LOTR - ROTK    2004-01-01 23:32:58 ET
My friend somehow obtained a bootleg of the latest lord of the rings. It left a lot to be desired. Granted, bootlegs are often poor quality, as this one was in comparison to the quality you would see at the theater or from a factory made DVD, so i will still go see it in the theater. It seemed sloppily thrown together like they were tired of doing it, threw up their hands and said "Lets get this shit over with."

It has been so long since I'd hung out with this person exclusively that I'd forgotten about some of his quirks...The main one being that he can be dreadfully moody, and, although, I used to assume that I'd done something wrong, or that he was angry, I now find it manipulative. Everyone he knows worships the ground he walks on...to them he is a god. But he's just him. He isn't royalty, he doesn't have super human powers, and least of all he's not the god everyone thinks he is. He likes to make you feel like you're elite because you know him and because you have the privelege of hanging out with him, when really he's just like everyone else. I suppose I can't blame him, however, I mean...who doesn't want to feel like a king? Although I'm not entirely sure he knows he's doing it, and at the same time, I think he's too smart *not* to know.

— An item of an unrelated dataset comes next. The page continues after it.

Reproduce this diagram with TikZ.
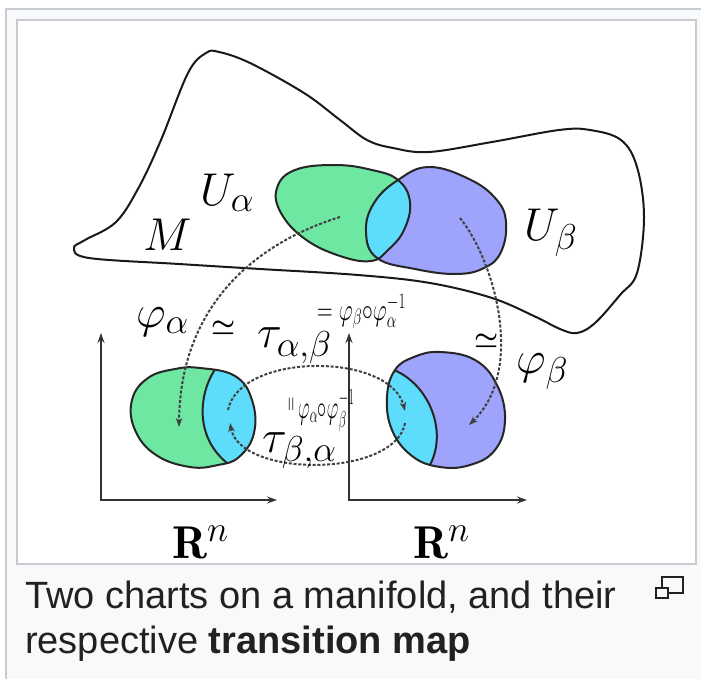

Don't get me wrong. I love this boy like the dear friend he is. He's an expert on religion, has fascinating theories on life and spirituality, and he's highly intelligent to boot. But, I don't worship him anymore. Now that I see him for what he really is it makes me sad for him. He's lost in a world of working retail, role playing, and being worshipped for it. He's not working towards anything that will really make much of a difference in his life, and since 30 is creeping up on him faster than he'd like, it scares the hell out of him. I was too young emotionally and physically to see all this before, and now that I do I can't help but wonder why nobody else sees it. Maybe it's because everyone he chooses to hang out with are even more lost than he is. I don't know. It's his life and he can do what he likes with it. I just hope that he doesn't throw away all the potential he has to be something great just because he's scared.

Well...bedtime...
3 comments

 I did it, I did it...    2003-12-30 13:02:46 ET
by george, I did it!! I FINALLY PUT EXTENSIONS IN SOMEONE'S HAIR!! AND IT LOOKED AWESOMETACULAR... ::proud:: But my stupid camera ate the pics, so I will post them later.
13 comments

 Do you ever wonder...    2003-12-28 17:03:38 ET
...if you cease to exist when you're alone? Cuz when you think about it, if you're home alone...and nobody is around and nobody is thinking about you, what evidence is there to prove that you exist?
11 comments

 Phenomenauts...phenomenal :]    2003-12-28 09:02:21 ET
I went to see the Phenomenauts last night. I'm sure I'm spelling their name wrong. It was interesting because I hadn't been to that venue in years. The Gilman hasn't changed a bit and I think the same couches were there last night as were seven years ago when I frequented the place.

It was totally fun. Even though the other bands I saw kinda sucked, I had fun making fun of them with Waylon, Loki, and TheKilted. Waylon and I had to leave about half way through the Phenomenauts' set because we suck and don't have a car. We still ended up getting interestingly stranded, and even though we left at midnight I didn't get home until one...

Anyhow...Puppy want my attention...must go tackle her.
2 comments

 Good Morning America    2003-12-26 23:17:21 ET
Well...you know how my life is completely wrapped up in this salon thing I'm doing? Well...it's about to double up. My schedule is changing for January, and I now work mondays, too. It's only for a month, and I could use the extra mula, since the I was sick xmas eve and didn't work, closed xmas, left 2 and a half hours early yesturday bc there was one stylist left in the salon and he was on his last client for the day. THEN we have NYE, which hardly anybody is working and we're closed NYD. So major loss of hours for next paycheck. It also means, though, very little puppy for the month of January...that breaks my heart. Even after that, though, there's no guarantee I'll get mondays off again. Stupid life consuming job.

I have a dilemma. My best friend is in town on exodus from basic training...and I totally want to spend NYE with her bc I won't see her again in forever. She just wants to sit at her house and drink champagne in the jacuzzi...I want to dress up in a gown and a ton of glitter and go to a crazy party with her and the rest of my friends. I'm trying to convince her that a crazy party is the way to go and that she could crash at my place until NYD, should we get hammered. What other options are there NYE? Anything cool happening at the clubs?

::yawn:: When I came home from work today, my intentions were to clean the house and go to bed at 8 or 9. I ended up cleaning just the kitchen, pooping out, and going to bed at 5ish. So now it's 1am or so....I'm not terribly sleepy...But I have a thing against cleaning if it's not light out (I know, I'm strange, but the natural light helps me focus).

Watch the POTC DVD, you suggest? Why, what a brilliant idea!